*** Dataset content ***

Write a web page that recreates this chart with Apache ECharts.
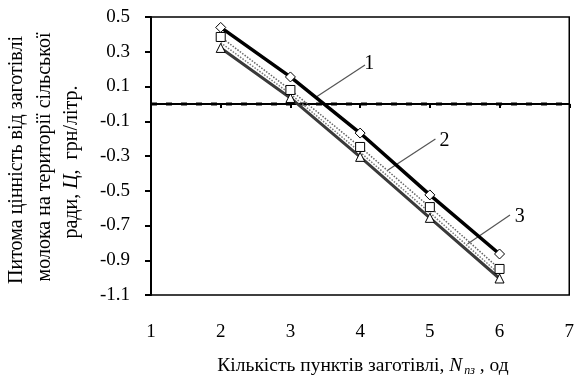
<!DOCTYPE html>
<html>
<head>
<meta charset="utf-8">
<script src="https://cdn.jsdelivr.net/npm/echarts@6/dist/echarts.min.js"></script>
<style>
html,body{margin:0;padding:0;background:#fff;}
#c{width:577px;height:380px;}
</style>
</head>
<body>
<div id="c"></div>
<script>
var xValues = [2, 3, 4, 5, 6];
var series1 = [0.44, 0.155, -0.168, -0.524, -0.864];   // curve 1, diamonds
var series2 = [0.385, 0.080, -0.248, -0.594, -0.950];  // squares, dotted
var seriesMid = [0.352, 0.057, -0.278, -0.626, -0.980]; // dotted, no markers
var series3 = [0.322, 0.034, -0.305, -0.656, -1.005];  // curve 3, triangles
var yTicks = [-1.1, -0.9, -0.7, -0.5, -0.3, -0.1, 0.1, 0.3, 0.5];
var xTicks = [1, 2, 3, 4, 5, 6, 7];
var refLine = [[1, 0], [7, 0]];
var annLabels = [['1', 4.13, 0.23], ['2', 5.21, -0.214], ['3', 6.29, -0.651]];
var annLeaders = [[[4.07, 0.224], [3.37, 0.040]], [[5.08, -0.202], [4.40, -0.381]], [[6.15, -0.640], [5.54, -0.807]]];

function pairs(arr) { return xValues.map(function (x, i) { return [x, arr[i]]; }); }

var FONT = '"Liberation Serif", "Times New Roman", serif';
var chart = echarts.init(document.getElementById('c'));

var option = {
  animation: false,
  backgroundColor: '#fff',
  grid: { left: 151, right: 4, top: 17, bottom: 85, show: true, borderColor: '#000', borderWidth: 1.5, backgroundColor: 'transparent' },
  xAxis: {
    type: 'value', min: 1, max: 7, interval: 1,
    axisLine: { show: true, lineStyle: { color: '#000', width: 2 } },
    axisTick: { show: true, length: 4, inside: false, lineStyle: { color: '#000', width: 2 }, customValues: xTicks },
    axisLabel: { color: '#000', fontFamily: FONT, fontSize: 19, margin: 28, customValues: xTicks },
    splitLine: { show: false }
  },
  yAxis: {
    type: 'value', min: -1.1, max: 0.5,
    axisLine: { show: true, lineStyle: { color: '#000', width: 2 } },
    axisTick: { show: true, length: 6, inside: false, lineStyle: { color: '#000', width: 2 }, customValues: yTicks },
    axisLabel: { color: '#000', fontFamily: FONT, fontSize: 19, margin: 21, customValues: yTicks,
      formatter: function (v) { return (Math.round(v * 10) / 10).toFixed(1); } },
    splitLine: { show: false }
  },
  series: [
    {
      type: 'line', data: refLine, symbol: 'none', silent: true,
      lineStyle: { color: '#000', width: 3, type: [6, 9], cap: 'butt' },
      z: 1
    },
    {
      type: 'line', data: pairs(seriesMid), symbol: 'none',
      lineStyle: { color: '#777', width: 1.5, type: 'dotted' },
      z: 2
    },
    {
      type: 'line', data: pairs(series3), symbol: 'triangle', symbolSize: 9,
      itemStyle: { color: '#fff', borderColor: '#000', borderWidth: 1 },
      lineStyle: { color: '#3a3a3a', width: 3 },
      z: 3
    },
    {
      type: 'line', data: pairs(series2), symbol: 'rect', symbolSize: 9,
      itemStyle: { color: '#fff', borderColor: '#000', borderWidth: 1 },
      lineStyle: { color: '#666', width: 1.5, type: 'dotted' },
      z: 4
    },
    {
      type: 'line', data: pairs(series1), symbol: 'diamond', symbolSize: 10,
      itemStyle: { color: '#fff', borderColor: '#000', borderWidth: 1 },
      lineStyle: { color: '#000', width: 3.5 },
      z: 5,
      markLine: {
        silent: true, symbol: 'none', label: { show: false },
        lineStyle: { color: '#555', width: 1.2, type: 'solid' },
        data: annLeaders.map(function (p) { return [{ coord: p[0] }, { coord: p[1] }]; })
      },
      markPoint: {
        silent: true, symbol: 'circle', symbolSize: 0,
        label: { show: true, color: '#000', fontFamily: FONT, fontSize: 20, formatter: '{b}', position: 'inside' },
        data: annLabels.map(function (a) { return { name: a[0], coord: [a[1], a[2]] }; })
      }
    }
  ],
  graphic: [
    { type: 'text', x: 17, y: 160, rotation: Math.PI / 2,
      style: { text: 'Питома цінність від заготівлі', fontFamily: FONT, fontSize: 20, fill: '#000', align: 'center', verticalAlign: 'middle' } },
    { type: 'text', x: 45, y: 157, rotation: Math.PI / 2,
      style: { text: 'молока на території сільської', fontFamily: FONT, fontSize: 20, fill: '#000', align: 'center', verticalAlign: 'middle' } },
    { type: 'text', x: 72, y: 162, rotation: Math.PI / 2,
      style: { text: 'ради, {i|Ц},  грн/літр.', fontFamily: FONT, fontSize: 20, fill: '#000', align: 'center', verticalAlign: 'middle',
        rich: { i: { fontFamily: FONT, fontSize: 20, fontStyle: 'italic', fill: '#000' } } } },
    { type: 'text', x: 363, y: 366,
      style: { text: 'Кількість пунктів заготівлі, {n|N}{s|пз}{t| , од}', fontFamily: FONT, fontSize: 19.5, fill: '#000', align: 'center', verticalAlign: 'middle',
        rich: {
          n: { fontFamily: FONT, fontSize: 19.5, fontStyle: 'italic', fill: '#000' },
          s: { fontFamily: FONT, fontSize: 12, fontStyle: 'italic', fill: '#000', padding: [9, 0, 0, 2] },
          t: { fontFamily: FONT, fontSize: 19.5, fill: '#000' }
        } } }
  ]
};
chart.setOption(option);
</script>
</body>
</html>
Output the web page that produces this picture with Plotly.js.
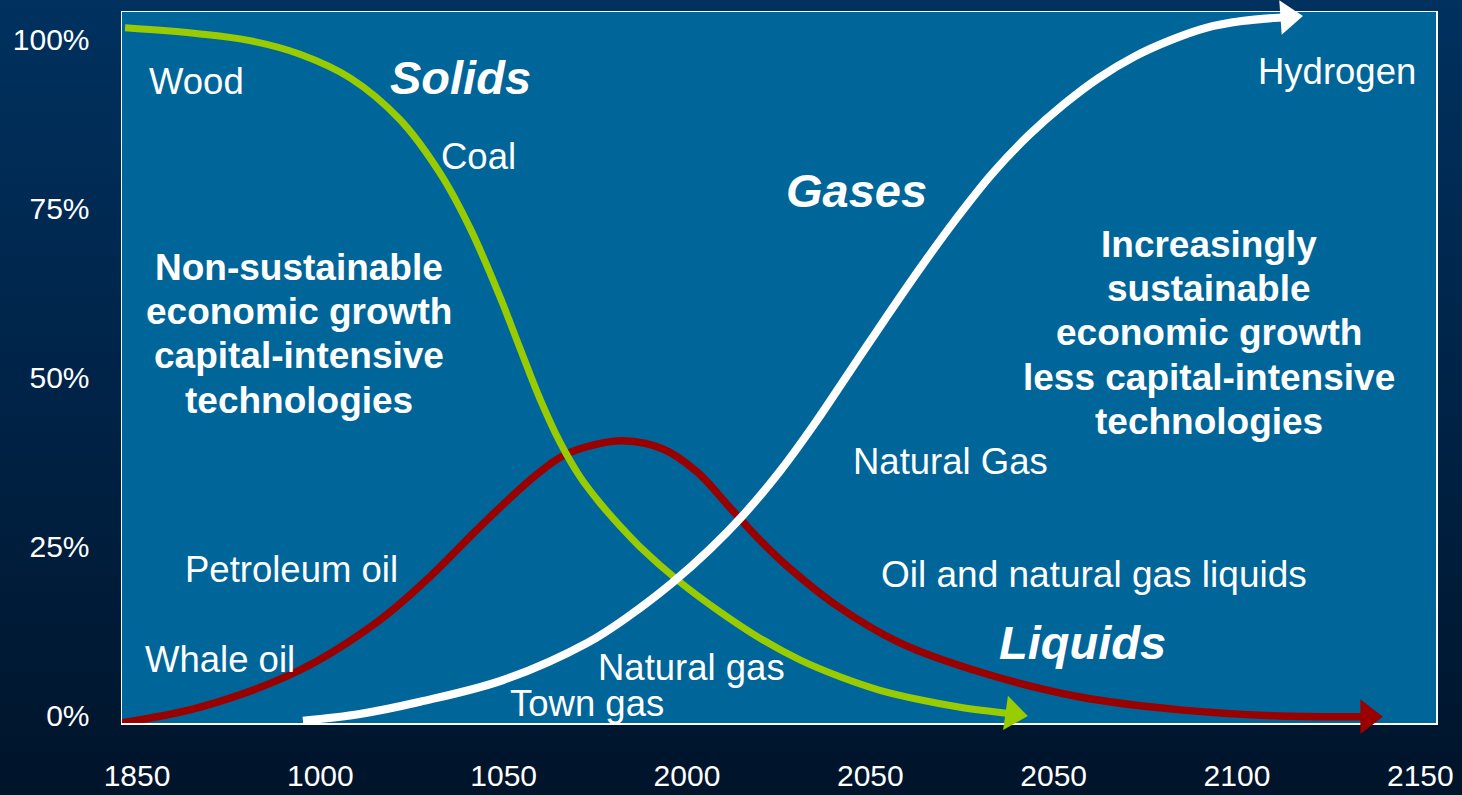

***

Up to and including the line containing "var chart = echarts.init(document.getElementById('c'));", repeat every line from the start of the data, but none of the pictures.

▸ **Complete response**:
Write a web page that recreates this chart with Apache ECharts.
<!DOCTYPE html>
<html>
<head>
<meta charset="utf-8">
<script src="https://cdn.jsdelivr.net/npm/echarts@6/dist/echarts.min.js"></script>
<style>
html,body{margin:0;padding:0;background:#fff;}
#c{width:577px;height:380px;}
</style>
</head>
<body>
<div id="c"></div>
<script>
var xValues = [2, 3, 4, 5, 6];
var series1 = [0.44, 0.155, -0.168, -0.524, -0.864];   // curve 1, diamonds
var series2 = [0.385, 0.080, -0.248, -0.594, -0.950];  // squares, dotted
var seriesMid = [0.352, 0.057, -0.278, -0.626, -0.980]; // dotted, no markers
var series3 = [0.322, 0.034, -0.305, -0.656, -1.005];  // curve 3, triangles
var yTicks = [-1.1, -0.9, -0.7, -0.5, -0.3, -0.1, 0.1, 0.3, 0.5];
var xTicks = [1, 2, 3, 4, 5, 6, 7];
var refLine = [[1, 0], [7, 0]];
var annLabels = [['1', 4.13, 0.23], ['2', 5.21, -0.214], ['3', 6.29, -0.651]];
var annLeaders = [[[4.07, 0.224], [3.37, 0.040]], [[5.08, -0.202], [4.40, -0.381]], [[6.15, -0.640], [5.54, -0.807]]];

function pairs(arr) { return xValues.map(function (x, i) { return [x, arr[i]]; }); }

var FONT = '"Liberation Serif", "Times New Roman", serif';
var chart = echarts.init(document.getElementById('c'));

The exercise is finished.